Leave out every picture, and retype exactly the lines from the line with "Output the Python" through the line with "fig = go.Figure()", both ends included.

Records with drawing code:
<<<<
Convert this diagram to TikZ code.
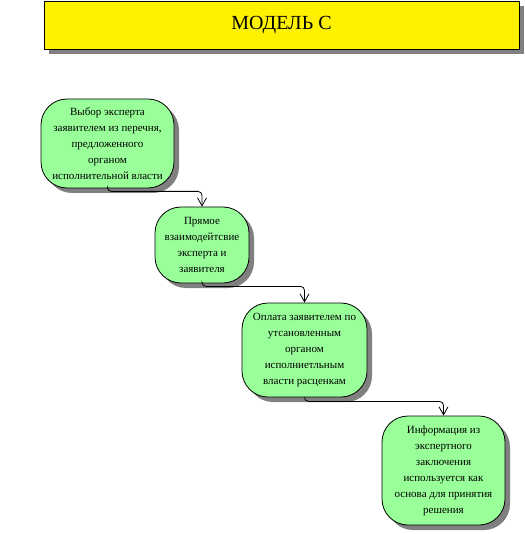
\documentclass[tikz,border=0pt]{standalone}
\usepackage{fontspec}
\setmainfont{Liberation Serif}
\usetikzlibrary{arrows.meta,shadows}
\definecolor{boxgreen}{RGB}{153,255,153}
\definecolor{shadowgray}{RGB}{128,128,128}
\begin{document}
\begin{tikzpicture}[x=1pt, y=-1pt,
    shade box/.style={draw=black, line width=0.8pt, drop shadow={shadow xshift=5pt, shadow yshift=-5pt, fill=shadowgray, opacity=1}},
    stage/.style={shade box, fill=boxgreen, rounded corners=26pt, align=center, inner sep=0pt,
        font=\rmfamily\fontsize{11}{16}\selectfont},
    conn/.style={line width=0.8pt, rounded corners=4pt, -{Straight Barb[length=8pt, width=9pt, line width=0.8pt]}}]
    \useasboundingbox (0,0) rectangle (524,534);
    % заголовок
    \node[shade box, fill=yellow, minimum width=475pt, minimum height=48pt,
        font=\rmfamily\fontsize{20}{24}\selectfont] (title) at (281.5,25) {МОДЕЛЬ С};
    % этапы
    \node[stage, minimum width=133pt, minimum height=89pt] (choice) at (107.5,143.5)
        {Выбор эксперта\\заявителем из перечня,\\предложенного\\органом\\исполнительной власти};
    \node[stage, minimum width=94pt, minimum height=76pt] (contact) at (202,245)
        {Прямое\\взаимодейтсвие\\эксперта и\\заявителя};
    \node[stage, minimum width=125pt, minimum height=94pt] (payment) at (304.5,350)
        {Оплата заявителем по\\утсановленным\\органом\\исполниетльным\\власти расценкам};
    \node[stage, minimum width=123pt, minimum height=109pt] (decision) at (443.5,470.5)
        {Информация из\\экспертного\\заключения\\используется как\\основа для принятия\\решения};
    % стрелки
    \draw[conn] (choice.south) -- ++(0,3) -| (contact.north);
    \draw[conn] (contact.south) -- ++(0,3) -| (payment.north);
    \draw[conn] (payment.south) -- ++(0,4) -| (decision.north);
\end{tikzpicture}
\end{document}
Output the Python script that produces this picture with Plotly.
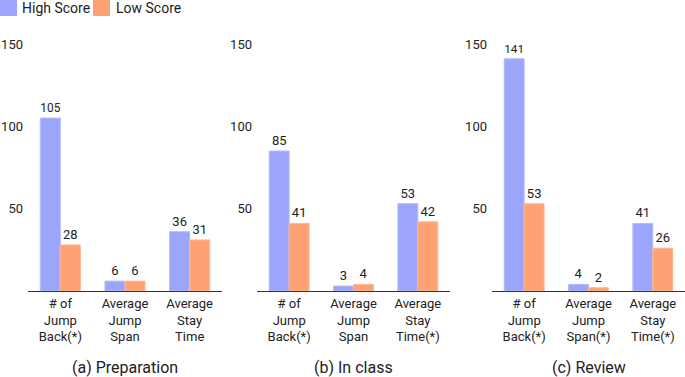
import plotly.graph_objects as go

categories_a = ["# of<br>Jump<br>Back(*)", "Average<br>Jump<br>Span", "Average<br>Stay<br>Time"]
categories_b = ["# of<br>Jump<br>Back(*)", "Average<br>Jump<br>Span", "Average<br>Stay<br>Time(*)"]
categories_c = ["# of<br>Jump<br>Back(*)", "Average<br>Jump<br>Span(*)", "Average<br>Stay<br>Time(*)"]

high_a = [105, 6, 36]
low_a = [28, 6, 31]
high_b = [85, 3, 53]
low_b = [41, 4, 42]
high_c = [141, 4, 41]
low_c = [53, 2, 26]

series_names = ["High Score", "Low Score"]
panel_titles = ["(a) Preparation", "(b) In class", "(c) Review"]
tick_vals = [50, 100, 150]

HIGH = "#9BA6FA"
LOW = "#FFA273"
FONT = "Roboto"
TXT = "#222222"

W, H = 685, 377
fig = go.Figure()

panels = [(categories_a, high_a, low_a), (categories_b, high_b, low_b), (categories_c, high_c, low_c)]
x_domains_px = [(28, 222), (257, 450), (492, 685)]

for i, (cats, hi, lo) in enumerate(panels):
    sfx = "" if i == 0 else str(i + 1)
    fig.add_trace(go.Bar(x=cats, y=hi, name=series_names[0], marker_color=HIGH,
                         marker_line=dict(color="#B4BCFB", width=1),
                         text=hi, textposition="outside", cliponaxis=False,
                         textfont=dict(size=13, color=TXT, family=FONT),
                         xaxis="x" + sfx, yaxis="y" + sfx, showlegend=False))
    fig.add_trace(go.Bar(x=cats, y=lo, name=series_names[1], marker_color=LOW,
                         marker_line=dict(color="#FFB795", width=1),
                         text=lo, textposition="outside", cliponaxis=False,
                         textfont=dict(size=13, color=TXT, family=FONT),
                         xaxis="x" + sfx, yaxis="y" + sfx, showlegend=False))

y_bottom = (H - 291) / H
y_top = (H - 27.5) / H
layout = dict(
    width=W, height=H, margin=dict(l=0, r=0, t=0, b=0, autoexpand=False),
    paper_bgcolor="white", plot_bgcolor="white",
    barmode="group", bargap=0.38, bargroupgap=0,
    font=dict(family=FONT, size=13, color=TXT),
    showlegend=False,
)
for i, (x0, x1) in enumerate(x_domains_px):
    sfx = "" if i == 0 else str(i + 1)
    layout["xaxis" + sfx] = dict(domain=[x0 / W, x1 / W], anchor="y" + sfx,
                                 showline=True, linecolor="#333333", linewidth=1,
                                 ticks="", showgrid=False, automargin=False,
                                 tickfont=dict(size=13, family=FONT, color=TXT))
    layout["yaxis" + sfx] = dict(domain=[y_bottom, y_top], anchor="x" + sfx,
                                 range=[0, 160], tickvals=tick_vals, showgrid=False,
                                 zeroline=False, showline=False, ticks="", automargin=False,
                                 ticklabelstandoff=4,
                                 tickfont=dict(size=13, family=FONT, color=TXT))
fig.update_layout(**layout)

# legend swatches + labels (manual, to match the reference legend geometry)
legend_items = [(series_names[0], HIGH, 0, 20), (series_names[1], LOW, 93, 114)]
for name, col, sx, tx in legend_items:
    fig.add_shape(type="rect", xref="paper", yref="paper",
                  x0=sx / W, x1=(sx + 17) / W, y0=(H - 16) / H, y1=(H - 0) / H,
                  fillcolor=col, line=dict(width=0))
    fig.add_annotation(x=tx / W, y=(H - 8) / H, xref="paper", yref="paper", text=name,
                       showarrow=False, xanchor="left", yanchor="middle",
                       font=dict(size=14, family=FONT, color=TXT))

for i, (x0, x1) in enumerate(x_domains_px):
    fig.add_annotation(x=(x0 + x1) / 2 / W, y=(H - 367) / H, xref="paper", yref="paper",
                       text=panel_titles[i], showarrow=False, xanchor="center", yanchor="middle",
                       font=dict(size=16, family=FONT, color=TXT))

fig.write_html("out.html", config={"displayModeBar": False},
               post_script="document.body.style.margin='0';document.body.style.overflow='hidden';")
>>>>
_Reply_:
Output the Python script that produces this picture with Plotly.
import plotly.graph_objects as go

categories_a = ["# of<br>Jump<br>Back(*)", "Average<br>Jump<br>Span", "Average<br>Stay<br>Time"]
categories_b = ["# of<br>Jump<br>Back(*)", "Average<br>Jump<br>Span", "Average<br>Stay<br>Time(*)"]
categories_c = ["# of<br>Jump<br>Back(*)", "Average<br>Jump<br>Span(*)", "Average<br>Stay<br>Time(*)"]

high_a = [105, 6, 36]
low_a = [28, 6, 31]
high_b = [85, 3, 53]
low_b = [41, 4, 42]
high_c = [141, 4, 41]
low_c = [53, 2, 26]

series_names = ["High Score", "Low Score"]
panel_titles = ["(a) Preparation", "(b) In class", "(c) Review"]
tick_vals = [50, 100, 150]

HIGH = "#9BA6FA"
LOW = "#FFA273"
FONT = "Roboto"
TXT = "#222222"

W, H = 685, 377
fig = go.Figure()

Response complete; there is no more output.